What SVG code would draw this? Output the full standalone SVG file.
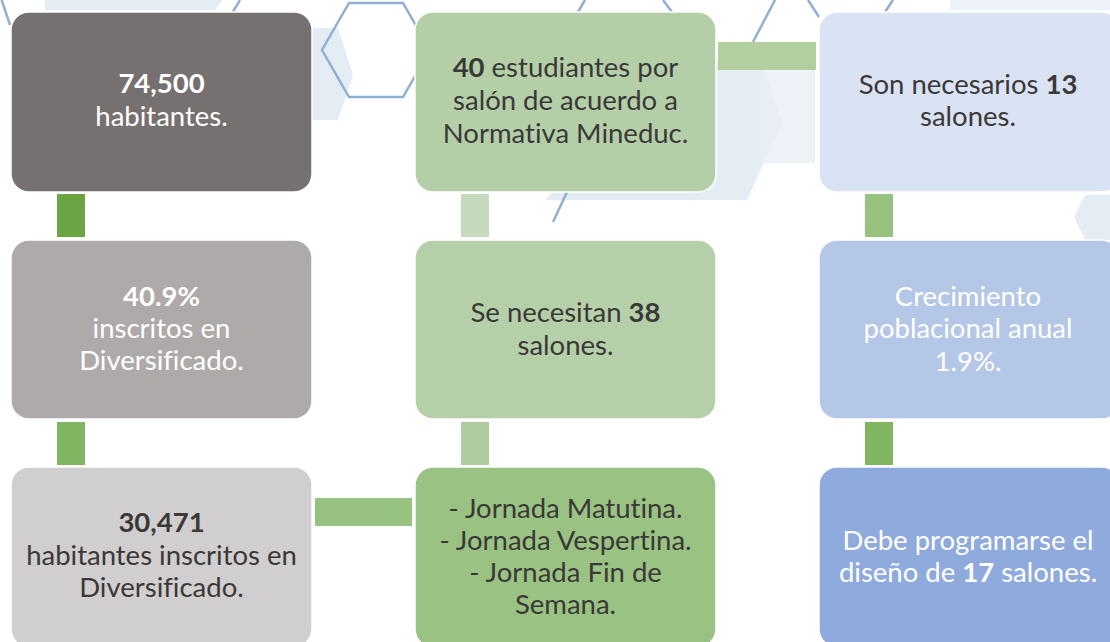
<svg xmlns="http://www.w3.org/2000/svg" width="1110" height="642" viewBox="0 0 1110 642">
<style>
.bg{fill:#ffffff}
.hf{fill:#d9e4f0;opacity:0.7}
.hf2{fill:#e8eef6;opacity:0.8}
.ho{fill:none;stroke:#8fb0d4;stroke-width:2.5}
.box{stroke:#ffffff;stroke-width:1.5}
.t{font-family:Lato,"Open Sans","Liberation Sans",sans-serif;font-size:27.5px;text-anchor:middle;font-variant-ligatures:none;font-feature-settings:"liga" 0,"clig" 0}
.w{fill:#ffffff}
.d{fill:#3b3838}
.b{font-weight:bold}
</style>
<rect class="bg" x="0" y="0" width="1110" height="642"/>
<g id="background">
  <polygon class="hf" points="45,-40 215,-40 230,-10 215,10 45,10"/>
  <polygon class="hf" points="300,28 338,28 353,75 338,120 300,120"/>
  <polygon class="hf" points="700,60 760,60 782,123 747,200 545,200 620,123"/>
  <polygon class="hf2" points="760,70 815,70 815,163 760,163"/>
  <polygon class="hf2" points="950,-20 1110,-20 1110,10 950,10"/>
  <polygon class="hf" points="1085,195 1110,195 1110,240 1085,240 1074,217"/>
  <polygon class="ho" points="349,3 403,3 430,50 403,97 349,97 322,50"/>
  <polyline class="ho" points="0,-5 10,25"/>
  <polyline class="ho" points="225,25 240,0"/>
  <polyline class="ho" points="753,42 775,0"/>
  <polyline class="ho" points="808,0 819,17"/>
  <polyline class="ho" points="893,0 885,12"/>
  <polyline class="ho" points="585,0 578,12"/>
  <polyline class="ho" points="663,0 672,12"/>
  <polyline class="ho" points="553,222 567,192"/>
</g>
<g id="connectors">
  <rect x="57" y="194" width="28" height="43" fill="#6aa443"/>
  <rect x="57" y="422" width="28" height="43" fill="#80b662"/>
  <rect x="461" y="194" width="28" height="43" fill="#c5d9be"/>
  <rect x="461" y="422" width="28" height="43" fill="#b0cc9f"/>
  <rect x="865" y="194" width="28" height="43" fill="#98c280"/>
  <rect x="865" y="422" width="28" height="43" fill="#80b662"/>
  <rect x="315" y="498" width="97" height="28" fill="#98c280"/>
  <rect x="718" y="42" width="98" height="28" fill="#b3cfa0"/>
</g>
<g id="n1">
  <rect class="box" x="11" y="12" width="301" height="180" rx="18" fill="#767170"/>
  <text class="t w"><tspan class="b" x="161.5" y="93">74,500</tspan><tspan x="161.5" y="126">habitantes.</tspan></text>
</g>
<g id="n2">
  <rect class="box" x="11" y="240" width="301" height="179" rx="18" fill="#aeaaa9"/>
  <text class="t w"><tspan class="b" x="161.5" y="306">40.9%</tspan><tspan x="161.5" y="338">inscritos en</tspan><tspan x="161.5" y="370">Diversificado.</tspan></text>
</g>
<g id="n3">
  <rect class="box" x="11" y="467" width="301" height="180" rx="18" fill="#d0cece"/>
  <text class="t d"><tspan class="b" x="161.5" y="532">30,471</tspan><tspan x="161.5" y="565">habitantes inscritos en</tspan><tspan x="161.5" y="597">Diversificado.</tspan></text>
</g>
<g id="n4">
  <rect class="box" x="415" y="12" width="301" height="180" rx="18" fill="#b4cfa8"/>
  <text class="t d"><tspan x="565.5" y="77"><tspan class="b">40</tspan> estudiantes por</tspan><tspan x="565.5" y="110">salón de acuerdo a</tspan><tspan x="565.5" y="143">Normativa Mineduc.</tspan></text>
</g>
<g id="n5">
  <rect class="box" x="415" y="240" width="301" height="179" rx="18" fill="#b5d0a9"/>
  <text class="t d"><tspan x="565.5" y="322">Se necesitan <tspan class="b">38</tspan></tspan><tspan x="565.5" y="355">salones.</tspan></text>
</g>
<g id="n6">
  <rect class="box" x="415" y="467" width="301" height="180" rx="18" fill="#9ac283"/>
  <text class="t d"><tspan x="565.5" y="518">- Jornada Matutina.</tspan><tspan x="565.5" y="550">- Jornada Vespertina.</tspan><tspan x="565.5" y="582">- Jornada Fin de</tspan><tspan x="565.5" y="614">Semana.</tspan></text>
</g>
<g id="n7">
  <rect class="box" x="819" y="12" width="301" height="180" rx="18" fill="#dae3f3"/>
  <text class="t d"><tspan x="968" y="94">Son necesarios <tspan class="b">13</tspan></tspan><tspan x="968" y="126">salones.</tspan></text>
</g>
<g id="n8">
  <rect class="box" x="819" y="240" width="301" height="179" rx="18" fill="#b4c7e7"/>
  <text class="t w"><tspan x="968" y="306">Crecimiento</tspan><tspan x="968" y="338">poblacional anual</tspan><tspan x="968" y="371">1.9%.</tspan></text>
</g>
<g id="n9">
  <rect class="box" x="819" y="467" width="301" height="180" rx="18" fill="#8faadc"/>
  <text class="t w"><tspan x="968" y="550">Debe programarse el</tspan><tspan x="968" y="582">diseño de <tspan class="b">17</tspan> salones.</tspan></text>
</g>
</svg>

• STATED TASK
Reproduce the material in full, word for word, and omit the pictures.

• REPLY
What SVG code would draw this? Output the full standalone SVG file.
<svg xmlns="http://www.w3.org/2000/svg" width="1110" height="642" viewBox="0 0 1110 642">
<style>
.bg{fill:#ffffff}
.hf{fill:#d9e4f0;opacity:0.7}
.hf2{fill:#e8eef6;opacity:0.8}
.ho{fill:none;stroke:#8fb0d4;stroke-width:2.5}
.box{stroke:#ffffff;stroke-width:1.5}
.t{font-family:Lato,"Open Sans","Liberation Sans",sans-serif;font-size:27.5px;text-anchor:middle;font-variant-ligatures:none;font-feature-settings:"liga" 0,"clig" 0}
.w{fill:#ffffff}
.d{fill:#3b3838}
.b{font-weight:bold}
</style>
<rect class="bg" x="0" y="0" width="1110" height="642"/>
<g id="background">
  <polygon class="hf" points="45,-40 215,-40 230,-10 215,10 45,10"/>
  <polygon class="hf" points="300,28 338,28 353,75 338,120 300,120"/>
  <polygon class="hf" points="700,60 760,60 782,123 747,200 545,200 620,123"/>
  <polygon class="hf2" points="760,70 815,70 815,163 760,163"/>
  <polygon class="hf2" points="950,-20 1110,-20 1110,10 950,10"/>
  <polygon class="hf" points="1085,195 1110,195 1110,240 1085,240 1074,217"/>
  <polygon class="ho" points="349,3 403,3 430,50 403,97 349,97 322,50"/>
  <polyline class="ho" points="0,-5 10,25"/>
  <polyline class="ho" points="225,25 240,0"/>
  <polyline class="ho" points="753,42 775,0"/>
  <polyline class="ho" points="808,0 819,17"/>
  <polyline class="ho" points="893,0 885,12"/>
  <polyline class="ho" points="585,0 578,12"/>
  <polyline class="ho" points="663,0 672,12"/>
  <polyline class="ho" points="553,222 567,192"/>
</g>
<g id="connectors">
  <rect x="57" y="194" width="28" height="43" fill="#6aa443"/>
  <rect x="57" y="422" width="28" height="43" fill="#80b662"/>
  <rect x="461" y="194" width="28" height="43" fill="#c5d9be"/>
  <rect x="461" y="422" width="28" height="43" fill="#b0cc9f"/>
  <rect x="865" y="194" width="28" height="43" fill="#98c280"/>
  <rect x="865" y="422" width="28" height="43" fill="#80b662"/>
  <rect x="315" y="498" width="97" height="28" fill="#98c280"/>
  <rect x="718" y="42" width="98" height="28" fill="#b3cfa0"/>
</g>
<g id="n1">
  <rect class="box" x="11" y="12" width="301" height="180" rx="18" fill="#767170"/>
  <text class="t w"><tspan class="b" x="161.5" y="93">74,500</tspan><tspan x="161.5" y="126">habitantes.</tspan></text>
</g>
<g id="n2">
  <rect class="box" x="11" y="240" width="301" height="179" rx="18" fill="#aeaaa9"/>
  <text class="t w"><tspan class="b" x="161.5" y="306">40.9%</tspan><tspan x="161.5" y="338">inscritos en</tspan><tspan x="161.5" y="370">Diversificado.</tspan></text>
</g>
<g id="n3">
  <rect class="box" x="11" y="467" width="301" height="180" rx="18" fill="#d0cece"/>
  <text class="t d"><tspan class="b" x="161.5" y="532">30,471</tspan><tspan x="161.5" y="565">habitantes inscritos en</tspan><tspan x="161.5" y="597">Diversificado.</tspan></text>
</g>
<g id="n4">
  <rect class="box" x="415" y="12" width="301" height="180" rx="18" fill="#b4cfa8"/>
  <text class="t d"><tspan x="565.5" y="77"><tspan class="b">40</tspan> estudiantes por</tspan><tspan x="565.5" y="110">salón de acuerdo a</tspan><tspan x="565.5" y="143">Normativa Mineduc.</tspan></text>
</g>
<g id="n5">
  <rect class="box" x="415" y="240" width="301" height="179" rx="18" fill="#b5d0a9"/>
  <text class="t d"><tspan x="565.5" y="322">Se necesitan <tspan class="b">38</tspan></tspan><tspan x="565.5" y="355">salones.</tspan></text>
</g>
<g id="n6">
  <rect class="box" x="415" y="467" width="301" height="180" rx="18" fill="#9ac283"/>
  <text class="t d"><tspan x="565.5" y="518">- Jornada Matutina.</tspan><tspan x="565.5" y="550">- Jornada Vespertina.</tspan><tspan x="565.5" y="582">- Jornada Fin de</tspan><tspan x="565.5" y="614">Semana.</tspan></text>
</g>
<g id="n7">
  <rect class="box" x="819" y="12" width="301" height="180" rx="18" fill="#dae3f3"/>
  <text class="t d"><tspan x="968" y="94">Son necesarios <tspan class="b">13</tspan></tspan><tspan x="968" y="126">salones.</tspan></text>
</g>
<g id="n8">
  <rect class="box" x="819" y="240" width="301" height="179" rx="18" fill="#b4c7e7"/>
  <text class="t w"><tspan x="968" y="306">Crecimiento</tspan><tspan x="968" y="338">poblacional anual</tspan><tspan x="968" y="371">1.9%.</tspan></text>
</g>
<g id="n9">
  <rect class="box" x="819" y="467" width="301" height="180" rx="18" fill="#8faadc"/>
  <text class="t w"><tspan x="968" y="550">Debe programarse el</tspan><tspan x="968" y="582">diseño de <tspan class="b">17</tspan> salones.</tspan></text>
</g>
</svg>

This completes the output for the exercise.